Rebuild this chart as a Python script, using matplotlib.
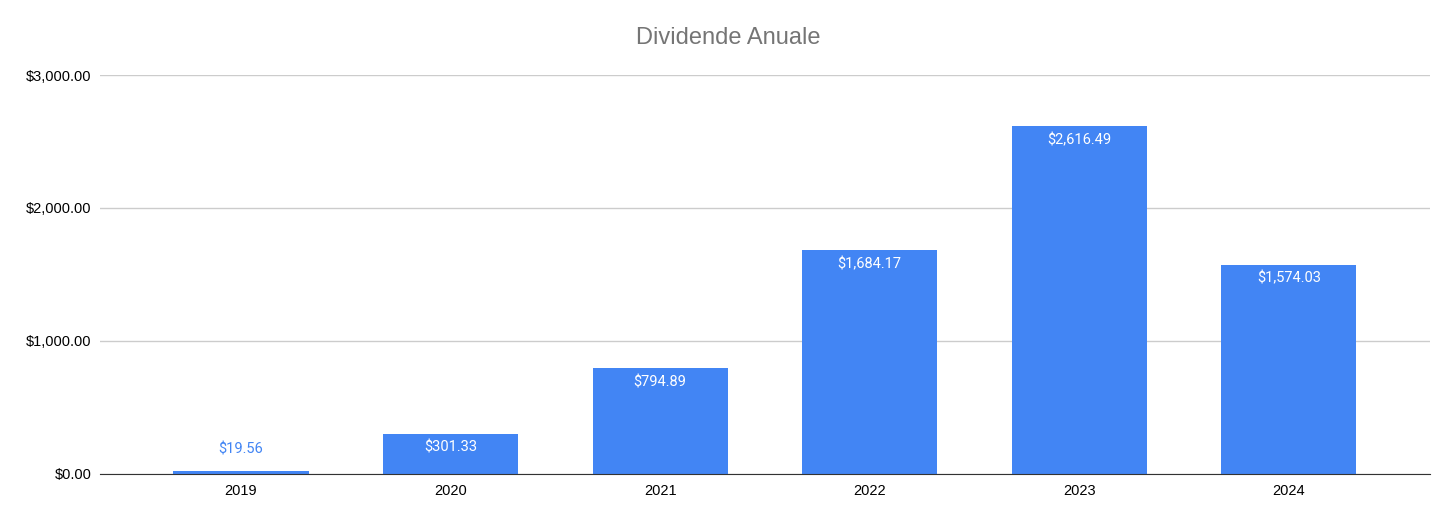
import matplotlib
matplotlib.use("Agg")
import matplotlib.pyplot as plt

# date
years = ["2019", "2020", "2021", "2022", "2023", "2024"]
dividends = [19.56, 301.33, 794.89, 1684.17, 2616.49, 1574.03]
y_ticks = [0, 1000, 2000, 3000]

BAR_COLOR = "#4285F4"

plt.rcParams["font.family"] = ["Roboto", "DejaVu Sans"]
ARIAL = ["Liberation Sans", "DejaVu Sans"]

fig = plt.figure(figsize=(14.56, 5.22), dpi=100)
ax = fig.add_axes([0.0687, 0.092, 0.9133, 0.7643])

x = list(range(len(years)))
bars = ax.bar(x, dividends, width=0.645, color=BAR_COLOR, zorder=3)

# etichete valori
for xi, v in zip(x, dividends):
    label = "${:,.2f}".format(v)
    if v < 200:
        ax.annotate(label, (xi, v), xytext=(0, 11), textcoords="offset points",
                    ha="center", va="bottom", color=BAR_COLOR, fontsize=10.5)
    else:
        ax.annotate(label, (xi, v), xytext=(0, -5), textcoords="offset points",
                    ha="center", va="top", color="white", fontsize=10.5)

ax.set_xlim(-0.673, 5.673)
ax.set_ylim(0, 3000)
ax.set_xticks(x)
ax.set_xticklabels(years, fontsize=10.5, family=ARIAL)
ax.set_yticks(y_ticks)
ax.set_yticklabels(["${:,.2f}".format(t) for t in y_ticks], fontsize=10.5, family=ARIAL)
ax.tick_params(axis="y", length=0, pad=6)
ax.tick_params(axis="x", length=0, pad=7)
ax.yaxis.grid(True, color="#cccccc", linewidth=1, zorder=0)

for s in ["top", "right", "left"]:
    ax.spines[s].set_visible(False)
ax.spines["bottom"].set_color("#333333")
ax.spines["bottom"].set_zorder(4)

fig.text(0.5, 0.927, "Dividende Anuale", ha="center", va="center",
         fontsize=17, color="#757575", family=ARIAL)

fig.savefig("out.png", dpi=100, facecolor="white")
.....
Ignore the images and quote every line of the listing exactly.

Rebuild this chart as a Python script, using matplotlib.
import matplotlib
matplotlib.use("Agg")
import matplotlib.pyplot as plt

# date
years = ["2019", "2020", "2021", "2022", "2023", "2024"]
dividends = [19.56, 301.33, 794.89, 1684.17, 2616.49, 1574.03]
y_ticks = [0, 1000, 2000, 3000]

BAR_COLOR = "#4285F4"

plt.rcParams["font.family"] = ["Roboto", "DejaVu Sans"]
ARIAL = ["Liberation Sans", "DejaVu Sans"]

fig = plt.figure(figsize=(14.56, 5.22), dpi=100)
ax = fig.add_axes([0.0687, 0.092, 0.9133, 0.7643])

x = list(range(len(years)))
bars = ax.bar(x, dividends, width=0.645, color=BAR_COLOR, zorder=3)

# etichete valori
for xi, v in zip(x, dividends):
    label = "${:,.2f}".format(v)
    if v < 200:
        ax.annotate(label, (xi, v), xytext=(0, 11), textcoords="offset points",
                    ha="center", va="bottom", color=BAR_COLOR, fontsize=10.5)
    else:
        ax.annotate(label, (xi, v), xytext=(0, -5), textcoords="offset points",
                    ha="center", va="top", color="white", fontsize=10.5)

ax.set_xlim(-0.673, 5.673)
ax.set_ylim(0, 3000)
ax.set_xticks(x)
ax.set_xticklabels(years, fontsize=10.5, family=ARIAL)
ax.set_yticks(y_ticks)
ax.set_yticklabels(["${:,.2f}".format(t) for t in y_ticks], fontsize=10.5, family=ARIAL)
ax.tick_params(axis="y", length=0, pad=6)
ax.tick_params(axis="x", length=0, pad=7)
ax.yaxis.grid(True, color="#cccccc", linewidth=1, zorder=0)

for s in ["top", "right", "left"]:
    ax.spines[s].set_visible(False)
ax.spines["bottom"].set_color("#333333")
ax.spines["bottom"].set_zorder(4)

fig.text(0.5, 0.927, "Dividende Anuale", ha="center", va="center",
         fontsize=17, color="#757575", family=ARIAL)

fig.savefig("out.png", dpi=100, facecolor="white")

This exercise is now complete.